[Task goal]
Return the material exactly, first line through the line containing "plt.rcParams['font.family'] = ['Liberation", and nothing more. Pictures stay out.

---- Entries

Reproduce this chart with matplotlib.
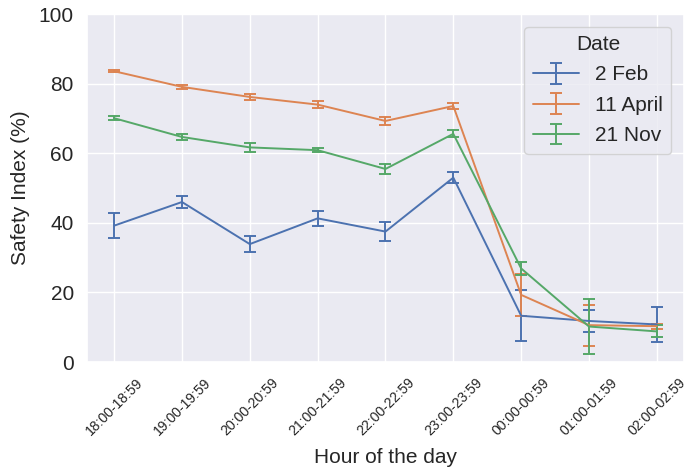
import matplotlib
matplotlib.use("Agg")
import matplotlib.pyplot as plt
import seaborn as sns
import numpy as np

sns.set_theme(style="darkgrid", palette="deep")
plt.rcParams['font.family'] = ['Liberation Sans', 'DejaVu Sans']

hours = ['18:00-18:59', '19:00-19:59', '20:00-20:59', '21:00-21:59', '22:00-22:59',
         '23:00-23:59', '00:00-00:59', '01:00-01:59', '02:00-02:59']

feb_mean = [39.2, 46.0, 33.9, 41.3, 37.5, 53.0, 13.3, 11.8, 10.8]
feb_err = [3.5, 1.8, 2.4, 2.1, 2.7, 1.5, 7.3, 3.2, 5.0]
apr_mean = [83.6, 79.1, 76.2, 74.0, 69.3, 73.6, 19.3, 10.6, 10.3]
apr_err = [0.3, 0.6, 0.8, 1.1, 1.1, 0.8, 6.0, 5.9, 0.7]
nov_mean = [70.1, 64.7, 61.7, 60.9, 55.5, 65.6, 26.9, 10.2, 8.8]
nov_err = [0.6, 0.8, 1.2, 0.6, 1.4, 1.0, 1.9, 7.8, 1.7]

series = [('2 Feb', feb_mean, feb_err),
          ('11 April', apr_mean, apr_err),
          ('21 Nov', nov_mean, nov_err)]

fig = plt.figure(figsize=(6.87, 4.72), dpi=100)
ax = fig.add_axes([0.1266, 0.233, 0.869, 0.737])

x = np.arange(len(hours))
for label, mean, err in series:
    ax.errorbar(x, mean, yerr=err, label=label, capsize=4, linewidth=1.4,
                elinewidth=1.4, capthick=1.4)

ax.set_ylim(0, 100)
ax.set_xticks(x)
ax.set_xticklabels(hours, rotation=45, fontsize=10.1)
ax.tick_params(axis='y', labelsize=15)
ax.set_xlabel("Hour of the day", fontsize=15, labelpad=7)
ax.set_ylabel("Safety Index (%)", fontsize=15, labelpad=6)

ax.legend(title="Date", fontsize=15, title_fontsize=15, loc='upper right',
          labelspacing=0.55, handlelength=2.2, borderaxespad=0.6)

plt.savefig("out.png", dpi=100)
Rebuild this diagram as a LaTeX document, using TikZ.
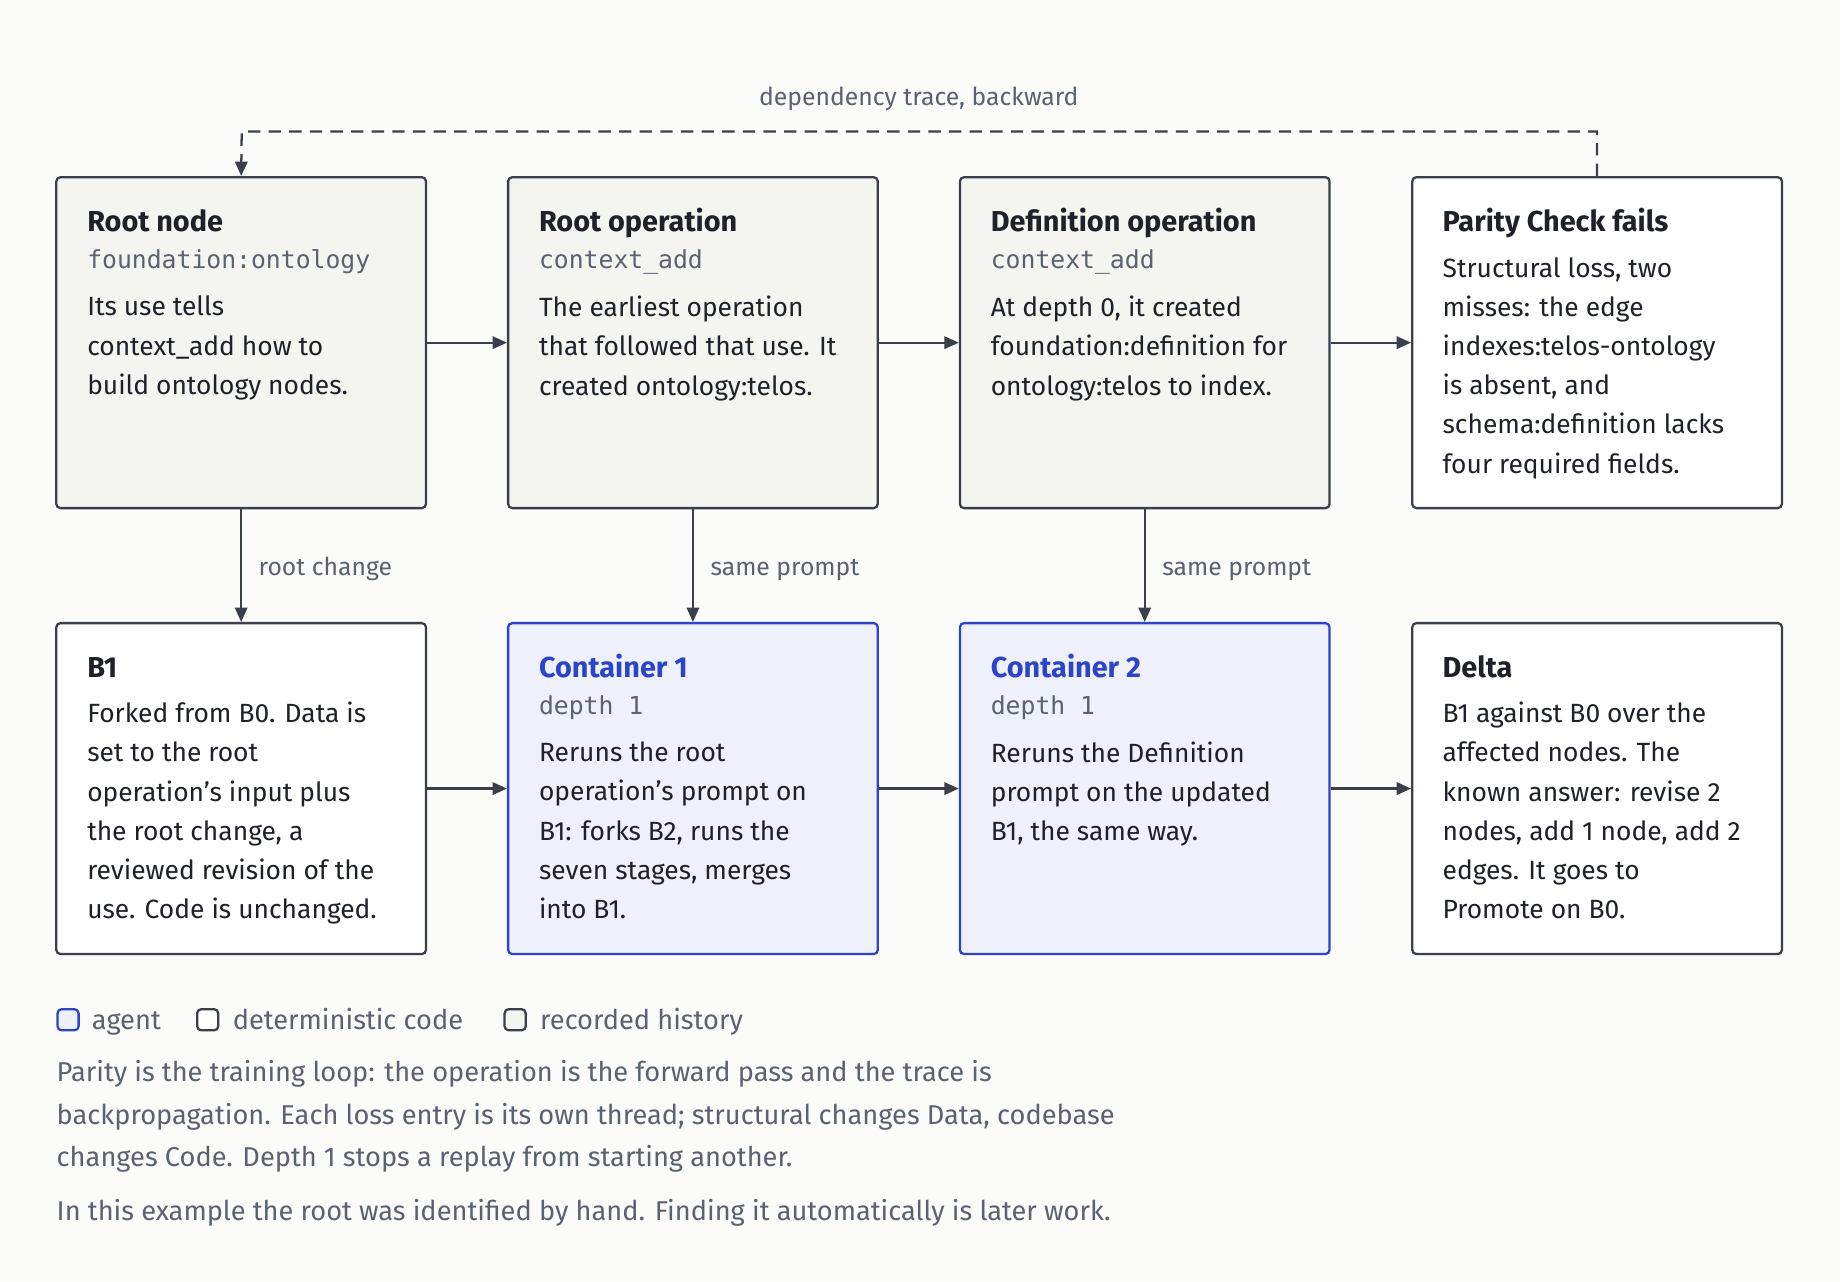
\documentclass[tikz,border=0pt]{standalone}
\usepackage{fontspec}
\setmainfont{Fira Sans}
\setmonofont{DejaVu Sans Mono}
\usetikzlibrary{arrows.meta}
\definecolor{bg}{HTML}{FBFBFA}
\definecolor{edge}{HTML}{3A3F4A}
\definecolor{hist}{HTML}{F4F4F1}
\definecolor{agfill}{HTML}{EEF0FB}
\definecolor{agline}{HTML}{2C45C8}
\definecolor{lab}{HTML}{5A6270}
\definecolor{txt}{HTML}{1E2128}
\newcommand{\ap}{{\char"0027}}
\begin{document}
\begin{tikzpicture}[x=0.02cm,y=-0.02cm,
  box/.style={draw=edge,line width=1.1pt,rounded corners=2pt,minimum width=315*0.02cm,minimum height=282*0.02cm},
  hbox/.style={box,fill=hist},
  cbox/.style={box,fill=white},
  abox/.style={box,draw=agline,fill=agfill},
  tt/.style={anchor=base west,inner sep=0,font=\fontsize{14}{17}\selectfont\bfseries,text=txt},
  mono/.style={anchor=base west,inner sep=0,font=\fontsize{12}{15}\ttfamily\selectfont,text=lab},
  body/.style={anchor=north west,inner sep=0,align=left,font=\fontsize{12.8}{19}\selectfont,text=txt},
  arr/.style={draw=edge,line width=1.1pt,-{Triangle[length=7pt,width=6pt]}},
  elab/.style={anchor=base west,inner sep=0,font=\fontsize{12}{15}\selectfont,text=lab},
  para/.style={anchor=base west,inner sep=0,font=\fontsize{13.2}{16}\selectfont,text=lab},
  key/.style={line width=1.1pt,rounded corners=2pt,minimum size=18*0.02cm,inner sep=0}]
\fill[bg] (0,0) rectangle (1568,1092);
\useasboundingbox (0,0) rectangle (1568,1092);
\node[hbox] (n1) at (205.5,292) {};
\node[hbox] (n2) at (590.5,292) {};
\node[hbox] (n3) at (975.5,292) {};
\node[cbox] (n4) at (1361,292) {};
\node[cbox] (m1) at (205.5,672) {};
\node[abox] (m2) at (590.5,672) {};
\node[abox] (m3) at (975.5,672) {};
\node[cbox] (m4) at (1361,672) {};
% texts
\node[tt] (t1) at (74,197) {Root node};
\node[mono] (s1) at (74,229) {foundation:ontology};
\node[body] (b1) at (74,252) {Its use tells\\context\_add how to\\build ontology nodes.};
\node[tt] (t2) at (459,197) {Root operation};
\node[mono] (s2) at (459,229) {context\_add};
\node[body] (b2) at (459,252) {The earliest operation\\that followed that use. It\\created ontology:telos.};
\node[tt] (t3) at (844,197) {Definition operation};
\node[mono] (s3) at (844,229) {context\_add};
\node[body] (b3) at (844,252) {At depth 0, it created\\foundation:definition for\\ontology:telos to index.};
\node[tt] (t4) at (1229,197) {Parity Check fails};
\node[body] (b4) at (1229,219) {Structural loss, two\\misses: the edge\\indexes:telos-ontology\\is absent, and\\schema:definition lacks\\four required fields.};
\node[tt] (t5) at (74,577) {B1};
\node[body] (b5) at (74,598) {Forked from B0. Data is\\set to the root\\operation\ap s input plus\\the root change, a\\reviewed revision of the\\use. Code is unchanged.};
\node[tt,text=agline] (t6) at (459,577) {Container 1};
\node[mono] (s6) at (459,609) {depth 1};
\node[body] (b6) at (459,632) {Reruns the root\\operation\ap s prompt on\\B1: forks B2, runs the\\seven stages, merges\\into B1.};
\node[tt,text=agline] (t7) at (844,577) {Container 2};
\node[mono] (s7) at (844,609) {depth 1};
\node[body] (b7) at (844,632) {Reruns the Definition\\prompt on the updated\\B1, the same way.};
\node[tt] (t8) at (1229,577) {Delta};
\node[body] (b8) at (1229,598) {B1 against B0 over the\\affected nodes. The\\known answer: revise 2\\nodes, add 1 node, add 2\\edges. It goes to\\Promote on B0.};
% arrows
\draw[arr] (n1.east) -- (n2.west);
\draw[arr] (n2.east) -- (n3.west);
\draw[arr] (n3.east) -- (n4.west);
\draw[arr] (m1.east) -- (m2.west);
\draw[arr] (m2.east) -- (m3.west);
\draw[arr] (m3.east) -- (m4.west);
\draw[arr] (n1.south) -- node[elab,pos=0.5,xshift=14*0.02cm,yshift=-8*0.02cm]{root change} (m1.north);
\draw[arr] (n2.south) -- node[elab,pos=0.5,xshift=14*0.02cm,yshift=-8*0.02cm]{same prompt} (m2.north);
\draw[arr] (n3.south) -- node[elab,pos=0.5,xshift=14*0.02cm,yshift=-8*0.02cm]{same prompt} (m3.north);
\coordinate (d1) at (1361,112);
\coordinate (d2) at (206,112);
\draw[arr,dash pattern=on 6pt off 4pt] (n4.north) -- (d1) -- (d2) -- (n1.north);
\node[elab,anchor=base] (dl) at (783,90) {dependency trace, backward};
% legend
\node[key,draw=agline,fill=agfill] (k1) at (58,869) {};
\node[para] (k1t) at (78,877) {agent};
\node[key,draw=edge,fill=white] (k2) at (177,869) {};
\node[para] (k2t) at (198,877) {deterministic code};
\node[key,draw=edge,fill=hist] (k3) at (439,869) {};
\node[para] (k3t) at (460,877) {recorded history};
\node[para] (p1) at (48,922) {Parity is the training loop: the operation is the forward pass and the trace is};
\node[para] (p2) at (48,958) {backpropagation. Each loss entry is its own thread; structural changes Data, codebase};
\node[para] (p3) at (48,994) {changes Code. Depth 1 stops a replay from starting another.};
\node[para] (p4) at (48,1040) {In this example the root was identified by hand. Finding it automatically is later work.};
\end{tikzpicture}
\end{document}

--------

[Reply to the task]
Reproduce this chart with matplotlib.
import matplotlib
matplotlib.use("Agg")
import matplotlib.pyplot as plt
import seaborn as sns
import numpy as np

sns.set_theme(style="darkgrid", palette="deep")
plt.rcParams['font.family'] = ['Liberation Sans', 'DejaVu Sans']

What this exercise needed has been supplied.